> **Stated problem**
Below are records; reproduce exactly the lines from the one that has "Convert this chart" through the one that has "const ref = useRef<HTMLDivElement>(null);", ends included, and nothing more.

> **Source material**
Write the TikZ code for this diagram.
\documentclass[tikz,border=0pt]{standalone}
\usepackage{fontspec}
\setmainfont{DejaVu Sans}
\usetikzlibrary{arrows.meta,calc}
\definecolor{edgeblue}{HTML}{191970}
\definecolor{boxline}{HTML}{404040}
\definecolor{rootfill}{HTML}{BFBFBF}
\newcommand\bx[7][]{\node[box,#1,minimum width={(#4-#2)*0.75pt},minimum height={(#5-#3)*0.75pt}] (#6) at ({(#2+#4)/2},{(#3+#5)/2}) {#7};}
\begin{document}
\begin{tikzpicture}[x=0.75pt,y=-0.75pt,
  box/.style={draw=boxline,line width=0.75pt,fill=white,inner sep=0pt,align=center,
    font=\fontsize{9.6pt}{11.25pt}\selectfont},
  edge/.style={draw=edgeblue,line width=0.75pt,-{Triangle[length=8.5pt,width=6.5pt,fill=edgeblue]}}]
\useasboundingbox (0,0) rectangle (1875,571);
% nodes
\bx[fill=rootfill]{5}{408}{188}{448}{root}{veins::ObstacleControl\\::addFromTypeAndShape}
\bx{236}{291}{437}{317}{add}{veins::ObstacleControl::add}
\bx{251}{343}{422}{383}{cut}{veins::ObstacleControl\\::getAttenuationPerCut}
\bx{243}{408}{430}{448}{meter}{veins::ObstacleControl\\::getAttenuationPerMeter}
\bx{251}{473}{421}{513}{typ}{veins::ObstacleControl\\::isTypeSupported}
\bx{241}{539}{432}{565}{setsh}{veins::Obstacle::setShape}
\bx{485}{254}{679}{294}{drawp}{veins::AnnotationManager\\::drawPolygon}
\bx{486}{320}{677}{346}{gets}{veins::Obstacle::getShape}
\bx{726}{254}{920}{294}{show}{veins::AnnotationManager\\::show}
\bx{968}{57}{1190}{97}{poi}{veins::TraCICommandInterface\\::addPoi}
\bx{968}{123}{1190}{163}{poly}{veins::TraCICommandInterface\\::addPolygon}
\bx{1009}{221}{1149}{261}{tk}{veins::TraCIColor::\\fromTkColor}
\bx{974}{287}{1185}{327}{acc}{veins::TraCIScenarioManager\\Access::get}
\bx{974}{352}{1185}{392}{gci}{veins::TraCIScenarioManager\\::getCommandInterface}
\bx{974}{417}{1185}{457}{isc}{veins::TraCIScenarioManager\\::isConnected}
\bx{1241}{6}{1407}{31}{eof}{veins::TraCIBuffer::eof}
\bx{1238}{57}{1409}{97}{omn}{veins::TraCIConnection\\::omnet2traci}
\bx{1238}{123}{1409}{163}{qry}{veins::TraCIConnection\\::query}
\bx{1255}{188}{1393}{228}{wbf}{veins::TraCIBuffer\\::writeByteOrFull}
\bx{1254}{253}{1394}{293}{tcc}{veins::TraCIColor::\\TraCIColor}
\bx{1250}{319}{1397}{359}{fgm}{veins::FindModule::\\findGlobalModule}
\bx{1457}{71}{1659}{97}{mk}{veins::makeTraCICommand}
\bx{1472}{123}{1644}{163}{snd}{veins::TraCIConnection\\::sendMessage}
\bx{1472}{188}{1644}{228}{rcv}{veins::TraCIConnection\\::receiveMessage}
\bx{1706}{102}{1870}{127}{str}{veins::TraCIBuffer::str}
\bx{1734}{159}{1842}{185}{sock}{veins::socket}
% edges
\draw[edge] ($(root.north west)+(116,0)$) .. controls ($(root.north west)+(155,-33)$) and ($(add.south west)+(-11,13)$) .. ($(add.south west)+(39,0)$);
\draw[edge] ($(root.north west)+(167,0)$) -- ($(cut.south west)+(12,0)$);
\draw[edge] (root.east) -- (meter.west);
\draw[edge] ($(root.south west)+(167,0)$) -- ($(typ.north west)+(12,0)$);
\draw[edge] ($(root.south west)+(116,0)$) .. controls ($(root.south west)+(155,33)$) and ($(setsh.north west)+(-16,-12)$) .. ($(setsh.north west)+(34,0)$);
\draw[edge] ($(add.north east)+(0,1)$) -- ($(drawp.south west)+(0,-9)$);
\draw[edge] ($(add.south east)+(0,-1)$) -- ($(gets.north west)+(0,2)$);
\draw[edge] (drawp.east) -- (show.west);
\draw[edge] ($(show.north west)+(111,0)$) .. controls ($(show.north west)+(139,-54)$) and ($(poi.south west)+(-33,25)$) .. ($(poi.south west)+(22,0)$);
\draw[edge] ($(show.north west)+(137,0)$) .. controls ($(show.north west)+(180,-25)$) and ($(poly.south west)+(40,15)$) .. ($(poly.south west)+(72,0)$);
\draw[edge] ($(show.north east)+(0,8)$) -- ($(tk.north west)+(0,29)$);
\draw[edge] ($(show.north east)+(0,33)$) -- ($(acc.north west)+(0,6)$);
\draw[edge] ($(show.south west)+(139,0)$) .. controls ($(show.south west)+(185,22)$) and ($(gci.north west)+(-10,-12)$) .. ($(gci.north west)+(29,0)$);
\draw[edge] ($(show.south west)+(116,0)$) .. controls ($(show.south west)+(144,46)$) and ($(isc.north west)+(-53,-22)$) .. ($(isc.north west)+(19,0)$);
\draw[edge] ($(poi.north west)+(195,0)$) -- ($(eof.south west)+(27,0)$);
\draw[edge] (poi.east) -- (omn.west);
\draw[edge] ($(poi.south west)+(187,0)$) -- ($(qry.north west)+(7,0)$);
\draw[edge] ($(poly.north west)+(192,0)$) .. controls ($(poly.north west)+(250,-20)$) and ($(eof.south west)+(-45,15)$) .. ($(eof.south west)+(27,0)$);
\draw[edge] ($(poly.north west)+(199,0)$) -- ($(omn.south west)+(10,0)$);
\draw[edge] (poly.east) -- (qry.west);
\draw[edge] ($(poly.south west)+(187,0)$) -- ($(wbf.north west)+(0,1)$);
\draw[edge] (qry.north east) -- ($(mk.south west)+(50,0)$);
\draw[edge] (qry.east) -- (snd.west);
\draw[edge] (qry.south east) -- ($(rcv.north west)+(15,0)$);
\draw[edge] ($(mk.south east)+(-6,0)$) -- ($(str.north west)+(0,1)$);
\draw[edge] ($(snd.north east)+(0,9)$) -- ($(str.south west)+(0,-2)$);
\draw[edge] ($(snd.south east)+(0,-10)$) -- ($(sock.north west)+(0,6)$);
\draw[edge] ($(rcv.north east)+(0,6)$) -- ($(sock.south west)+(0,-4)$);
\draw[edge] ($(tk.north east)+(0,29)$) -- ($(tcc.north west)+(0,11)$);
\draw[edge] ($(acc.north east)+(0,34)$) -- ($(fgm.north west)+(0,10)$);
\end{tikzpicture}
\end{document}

---

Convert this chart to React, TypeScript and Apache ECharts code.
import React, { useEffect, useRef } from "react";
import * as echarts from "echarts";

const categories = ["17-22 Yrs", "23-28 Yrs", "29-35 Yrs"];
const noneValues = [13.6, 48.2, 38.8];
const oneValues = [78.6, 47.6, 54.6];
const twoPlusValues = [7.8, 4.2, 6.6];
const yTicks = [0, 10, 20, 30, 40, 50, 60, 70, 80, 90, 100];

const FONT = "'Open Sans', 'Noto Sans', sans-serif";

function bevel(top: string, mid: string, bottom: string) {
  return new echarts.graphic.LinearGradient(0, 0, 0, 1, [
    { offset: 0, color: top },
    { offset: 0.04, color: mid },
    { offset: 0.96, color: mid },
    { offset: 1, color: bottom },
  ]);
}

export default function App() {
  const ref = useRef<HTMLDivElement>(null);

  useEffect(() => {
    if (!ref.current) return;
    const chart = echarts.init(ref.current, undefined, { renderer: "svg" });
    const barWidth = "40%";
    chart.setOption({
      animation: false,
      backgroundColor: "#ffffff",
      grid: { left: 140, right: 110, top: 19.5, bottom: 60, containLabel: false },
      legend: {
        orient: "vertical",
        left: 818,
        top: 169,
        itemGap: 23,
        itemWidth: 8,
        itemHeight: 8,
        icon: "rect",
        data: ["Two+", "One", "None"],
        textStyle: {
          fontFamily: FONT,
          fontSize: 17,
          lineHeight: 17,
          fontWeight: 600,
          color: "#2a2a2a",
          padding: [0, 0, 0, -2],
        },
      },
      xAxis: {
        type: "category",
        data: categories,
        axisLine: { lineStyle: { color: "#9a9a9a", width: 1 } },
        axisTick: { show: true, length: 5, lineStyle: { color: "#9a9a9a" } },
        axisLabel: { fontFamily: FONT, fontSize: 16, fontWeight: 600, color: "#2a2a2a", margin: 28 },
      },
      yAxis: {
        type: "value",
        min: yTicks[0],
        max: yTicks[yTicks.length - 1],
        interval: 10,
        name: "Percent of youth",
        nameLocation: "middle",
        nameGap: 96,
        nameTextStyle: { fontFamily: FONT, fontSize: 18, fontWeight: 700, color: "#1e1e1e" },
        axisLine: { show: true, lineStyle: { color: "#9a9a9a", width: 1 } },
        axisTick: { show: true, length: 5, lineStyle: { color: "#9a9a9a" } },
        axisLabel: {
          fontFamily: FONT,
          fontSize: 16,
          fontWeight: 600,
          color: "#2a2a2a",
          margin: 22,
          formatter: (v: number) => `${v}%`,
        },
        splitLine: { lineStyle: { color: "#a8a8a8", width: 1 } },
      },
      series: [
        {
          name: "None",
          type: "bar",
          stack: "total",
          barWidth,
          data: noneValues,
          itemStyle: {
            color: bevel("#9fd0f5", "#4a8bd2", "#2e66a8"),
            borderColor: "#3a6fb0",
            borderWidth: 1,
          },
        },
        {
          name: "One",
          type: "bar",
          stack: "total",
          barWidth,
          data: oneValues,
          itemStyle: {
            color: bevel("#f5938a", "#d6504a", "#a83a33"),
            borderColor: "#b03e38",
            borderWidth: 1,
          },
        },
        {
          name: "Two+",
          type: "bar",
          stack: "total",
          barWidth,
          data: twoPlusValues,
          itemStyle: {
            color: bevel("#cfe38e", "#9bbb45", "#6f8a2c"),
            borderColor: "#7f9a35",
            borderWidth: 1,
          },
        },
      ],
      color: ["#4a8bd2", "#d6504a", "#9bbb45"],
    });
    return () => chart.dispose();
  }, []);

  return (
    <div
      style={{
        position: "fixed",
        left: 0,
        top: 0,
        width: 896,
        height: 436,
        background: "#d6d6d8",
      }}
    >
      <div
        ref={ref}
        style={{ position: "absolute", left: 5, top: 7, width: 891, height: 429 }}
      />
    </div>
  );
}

> **Correct answer**
Convert this chart to React, TypeScript and Apache ECharts code.
import React, { useEffect, useRef } from "react";
import * as echarts from "echarts";

const categories = ["17-22 Yrs", "23-28 Yrs", "29-35 Yrs"];
const noneValues = [13.6, 48.2, 38.8];
const oneValues = [78.6, 47.6, 54.6];
const twoPlusValues = [7.8, 4.2, 6.6];
const yTicks = [0, 10, 20, 30, 40, 50, 60, 70, 80, 90, 100];

const FONT = "'Open Sans', 'Noto Sans', sans-serif";

function bevel(top: string, mid: string, bottom: string) {
  return new echarts.graphic.LinearGradient(0, 0, 0, 1, [
    { offset: 0, color: top },
    { offset: 0.04, color: mid },
    { offset: 0.96, color: mid },
    { offset: 1, color: bottom },
  ]);
}

export default function App() {
  const ref = useRef<HTMLDivElement>(null);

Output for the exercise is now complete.